Herwichus de Cramvir first documented the existence of Krampfer in 1293. In 1413, the village of Krampfer was captured by the Möllendorf family, who ruled it until 1945 when it was removed from their control. In 1608, the village of Krampfer burned to the ground. In the seventeenth century the estate was acquired by Georg von Blumenthal and it remained in this family until his line died out. In 1792, the palace was acquired by Hans-Georg Gottlob von Möllendorf, who remodelled it in 1809. It was again remodeled in 1909 by Ottocar Richard von Möllendorf. After the estate was expropriated, the palace and the commercial building on it were used by the community agricultural alliance, Landwirtschaftliche Produktionsgenossenschaft.

In 1946, half the palace was renovated and used as a school and the other half for housing. In September 1978, the school moved to Kleinow. After this many businesses operated in the former palace including a bank, a nursery and a community health-care center. After 1990, the building was virtually abandoned; a potential customer announced his intention of buying it in 2006, but the deal fell through.

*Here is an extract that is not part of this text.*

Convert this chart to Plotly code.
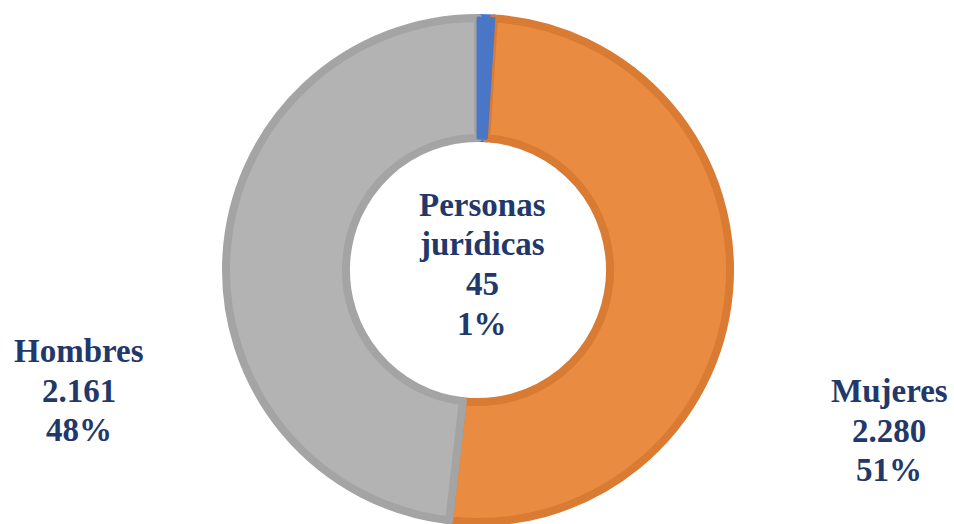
import plotly.graph_objects as go

# Data
categories = ["Personas jurídicas", "Mujeres", "Hombres"]
label_lines = [["Personas", "jurídicas"], ["Mujeres"], ["Hombres"]]
values = [45, 2280, 2161]
percent_labels = ["1%", "51%", "48%"]

fill_colors = ["#4A76C6", "#E98C41", "#B3B3B3"]
border_colors = ["#4A76C6", "#D97B32", "#A4A4A4"]

W, H = 954, 524
cx, cy, R = 478, 270, 252


def fmt(v):
    return f"{v:,}".replace(",", ".")


domain = dict(x=[(cx - R) / W, (cx + R) / W], y=[1 - (cy + R) / H, 1 - (cy - R) / H])

fig = go.Figure()
fig.add_trace(go.Pie(
    labels=categories,
    values=values,
    sort=False,
    direction="clockwise",
    rotation=0,
    hole=0.524,
    textinfo="none",
    hoverinfo="label+value+percent",
    marker=dict(colors=fill_colors, line=dict(color=border_colors, width=8)),
    domain=domain,
    showlegend=False,
))
# overlay the small slice so the neighbouring borders do not cover it
fig.add_trace(go.Pie(
    labels=categories,
    values=values,
    sort=False,
    direction="clockwise",
    rotation=0,
    hole=0.524,
    textinfo="none",
    hoverinfo="skip",
    marker=dict(colors=[fill_colors[0], "rgba(0,0,0,0)", "rgba(0,0,0,0)"],
                line=dict(color=[border_colors[0], "rgba(0,0,0,0)", "rgba(0,0,0,0)"], width=[3, 0, 0])),
    domain=domain,
    showlegend=False,
))

# label positions (pixel centres of the first line) and line spacing
label_pos = [(482, 205), (889, 391), (79, 351)]
spacing = 39.5
font = dict(family="Liberation Serif, Times New Roman, serif", size=33, color="#22386A")

annotations = []
for i, cat in enumerate(categories):
    lines = label_lines[i] + [fmt(values[i]), percent_labels[i]]
    x0, y0 = label_pos[i]
    for j, line in enumerate(lines):
        annotations.append(dict(
            x=x0 / W, y=1 - (y0 + j * spacing) / H, xref="paper", yref="paper",
            text=f"<b>{line}</b>", showarrow=False, font=font,
            xanchor="center", yanchor="middle",
        ))

fig.update_layout(
    width=W, height=H,
    margin=dict(l=0, r=0, t=0, b=0),
    paper_bgcolor="white", plot_bgcolor="white",
    annotations=annotations,
)

fig.write_html(
    "out.html",
    config={"displayModeBar": False},
    post_script="document.body.style.margin='0';document.body.style.overflow='hidden';",
)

The association which owned the palace hoped it would be sold to an IT company for educational purposes, but there were no takers. Later, the palace was then sold to a company in Havelberg which in turn auctioned it on eBay. In 2009, the premises were briefly used by a group of right-wing and libertarian activists who were seeking to establish a micronation called Principality of Germania. However, local building authorities declared the palace to be in a state of disrepair and uninhabitable, and the activists were evicted in May 2009. As of 2021, the building is still abandoned and dilapidated, however in 2020 plans were made by private investors to restore the palace.

==Layout==
The courtyard at the rear of the palace, the front garden and the area stretching to the street were once part of the estate. Across the street stood the estate's brick barn. To the left of the barn was a stone building which housed sheep; its gable pointed towards the street. Only their remains can still be seen. Beyond the farm was a garden center. To the right of the palace is a storage building, and behind that the servants' quarters (still used as a residence). Behind the palace was a large park with a pond, which was established in 1880 covering about 4 acre; it was extended in 1910.

In the park are a wide variety of trees. Up to the present-day village street, the estate was fenced in by a high cobbled wall. This, along with the estate's barn, was demolished in 1947 and the rubble used to build up the residential housing area. There was a utility yard located across from the palace, on the other side of the street.